• Exercise prompt:
Restate the whole of the material. Keep every word, and drop the pictures.

• Supplied data:
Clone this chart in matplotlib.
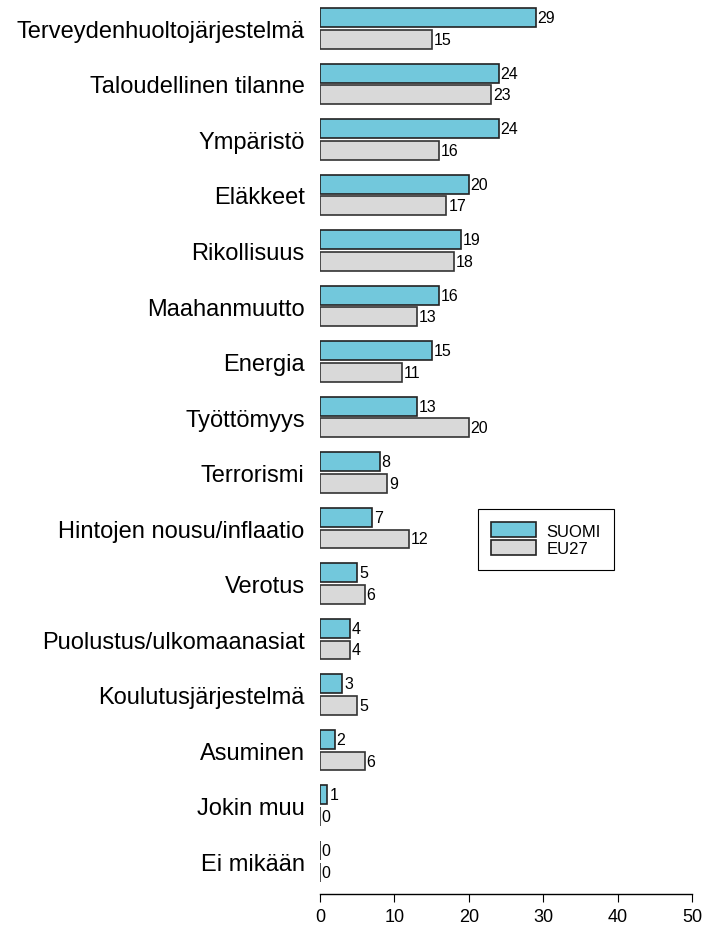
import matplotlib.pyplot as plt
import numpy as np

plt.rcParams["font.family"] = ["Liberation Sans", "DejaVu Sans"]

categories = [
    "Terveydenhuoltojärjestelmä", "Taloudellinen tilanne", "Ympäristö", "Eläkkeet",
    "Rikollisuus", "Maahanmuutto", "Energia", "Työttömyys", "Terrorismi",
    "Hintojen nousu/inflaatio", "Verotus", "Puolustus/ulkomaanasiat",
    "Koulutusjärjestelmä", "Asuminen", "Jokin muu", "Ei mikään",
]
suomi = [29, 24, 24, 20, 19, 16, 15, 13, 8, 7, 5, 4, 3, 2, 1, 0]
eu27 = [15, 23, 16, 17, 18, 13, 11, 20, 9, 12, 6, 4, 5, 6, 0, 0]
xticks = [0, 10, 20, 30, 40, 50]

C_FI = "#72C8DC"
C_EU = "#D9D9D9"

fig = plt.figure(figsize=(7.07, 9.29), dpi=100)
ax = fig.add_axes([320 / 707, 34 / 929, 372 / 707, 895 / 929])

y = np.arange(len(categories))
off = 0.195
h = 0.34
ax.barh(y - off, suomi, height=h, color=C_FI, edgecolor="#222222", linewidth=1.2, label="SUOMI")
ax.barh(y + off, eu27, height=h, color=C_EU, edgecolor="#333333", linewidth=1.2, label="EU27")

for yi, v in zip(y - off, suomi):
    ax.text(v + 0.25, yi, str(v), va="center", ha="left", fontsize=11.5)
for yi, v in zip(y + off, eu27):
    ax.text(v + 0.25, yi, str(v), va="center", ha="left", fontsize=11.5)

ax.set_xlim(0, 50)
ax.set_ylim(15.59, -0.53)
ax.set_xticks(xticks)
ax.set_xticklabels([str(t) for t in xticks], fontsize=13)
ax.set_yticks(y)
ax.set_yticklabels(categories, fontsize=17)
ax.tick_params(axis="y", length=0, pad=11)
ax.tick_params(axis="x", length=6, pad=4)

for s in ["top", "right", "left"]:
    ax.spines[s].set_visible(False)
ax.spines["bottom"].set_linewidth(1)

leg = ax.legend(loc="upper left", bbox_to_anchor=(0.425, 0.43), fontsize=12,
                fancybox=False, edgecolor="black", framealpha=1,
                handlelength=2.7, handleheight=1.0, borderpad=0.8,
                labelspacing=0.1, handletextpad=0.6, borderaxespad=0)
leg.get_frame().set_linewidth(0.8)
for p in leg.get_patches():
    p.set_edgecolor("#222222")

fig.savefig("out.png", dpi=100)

• Answer to this task:
Clone this chart in matplotlib.
import matplotlib.pyplot as plt
import numpy as np

plt.rcParams["font.family"] = ["Liberation Sans", "DejaVu Sans"]

categories = [
    "Terveydenhuoltojärjestelmä", "Taloudellinen tilanne", "Ympäristö", "Eläkkeet",
    "Rikollisuus", "Maahanmuutto", "Energia", "Työttömyys", "Terrorismi",
    "Hintojen nousu/inflaatio", "Verotus", "Puolustus/ulkomaanasiat",
    "Koulutusjärjestelmä", "Asuminen", "Jokin muu", "Ei mikään",
]
suomi = [29, 24, 24, 20, 19, 16, 15, 13, 8, 7, 5, 4, 3, 2, 1, 0]
eu27 = [15, 23, 16, 17, 18, 13, 11, 20, 9, 12, 6, 4, 5, 6, 0, 0]
xticks = [0, 10, 20, 30, 40, 50]

C_FI = "#72C8DC"
C_EU = "#D9D9D9"

fig = plt.figure(figsize=(7.07, 9.29), dpi=100)
ax = fig.add_axes([320 / 707, 34 / 929, 372 / 707, 895 / 929])

y = np.arange(len(categories))
off = 0.195
h = 0.34
ax.barh(y - off, suomi, height=h, color=C_FI, edgecolor="#222222", linewidth=1.2, label="SUOMI")
ax.barh(y + off, eu27, height=h, color=C_EU, edgecolor="#333333", linewidth=1.2, label="EU27")

for yi, v in zip(y - off, suomi):
    ax.text(v + 0.25, yi, str(v), va="center", ha="left", fontsize=11.5)
for yi, v in zip(y + off, eu27):
    ax.text(v + 0.25, yi, str(v), va="center", ha="left", fontsize=11.5)

ax.set_xlim(0, 50)
ax.set_ylim(15.59, -0.53)
ax.set_xticks(xticks)
ax.set_xticklabels([str(t) for t in xticks], fontsize=13)
ax.set_yticks(y)
ax.set_yticklabels(categories, fontsize=17)
ax.tick_params(axis="y", length=0, pad=11)
ax.tick_params(axis="x", length=6, pad=4)

for s in ["top", "right", "left"]:
    ax.spines[s].set_visible(False)
ax.spines["bottom"].set_linewidth(1)

leg = ax.legend(loc="upper left", bbox_to_anchor=(0.425, 0.43), fontsize=12,
                fancybox=False, edgecolor="black", framealpha=1,
                handlelength=2.7, handleheight=1.0, borderpad=0.8,
                labelspacing=0.1, handletextpad=0.6, borderaxespad=0)
leg.get_frame().set_linewidth(0.8)
for p in leg.get_patches():
    p.set_edgecolor("#222222")

fig.savefig("out.png", dpi=100)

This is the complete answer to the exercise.